Infrastructure Gaps and Execution Risk

Despite the structural opportunity, significant execution risks remain. Infrastructure deficits particularly unreliable power supply and underdeveloped logistics networks continue to constrain industrial expansion across much of the continent. A garment factory requires consistent electricity, reliable transport access, and functioning port infrastructure to compete internationally on cost and delivery terms. Many African markets cannot yet guarantee all three simultaneously.

Access to financing remains a critical barrier at the firm level. Afreximbank has consistently emphasised the need for increased investment in industrial infrastructure and working capital to support manufacturing sector growth particularly for small and medium-sized producers who cannot access international capital markets directly and are too large for microfinance.

Global competition adds a further layer of structural challenge. Established textile producers in Asia benefit from decades of accumulated economies of scale, advanced supply chain integration, and competitive labour cost structures. African producers must therefore focus on efficiency gains, quality standards, and the regional integration advantages that AfCFTA provides competing on proximity, speed, and intra-African trade preferences rather than attempting to out-cost established Asian producers on a global basis.

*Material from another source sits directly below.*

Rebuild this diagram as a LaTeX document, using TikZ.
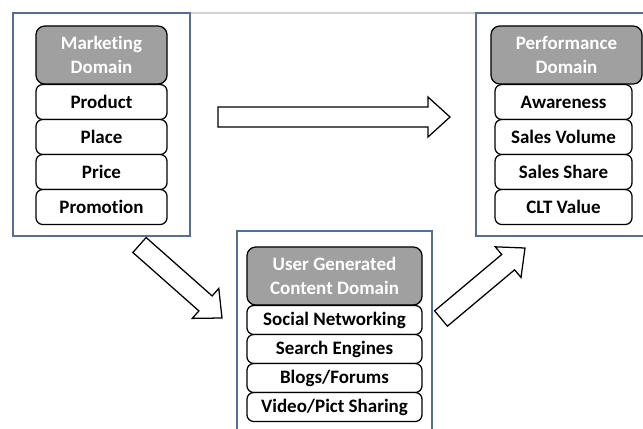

The $5.8 billion garment export opportunity is not a market projection it is a structural thesis about where Africa sits in the global value chain and where it can move. By leveraging AfCFTA, industrial parks, and targeted investment, the continent has a credible and time-sensitive opportunity to transition from raw material supplier to integrated manufacturing hub. The direction is clear. The execution window is open. The outcome depends entirely on whether African institutions and investors move at the pace the opportunity requires.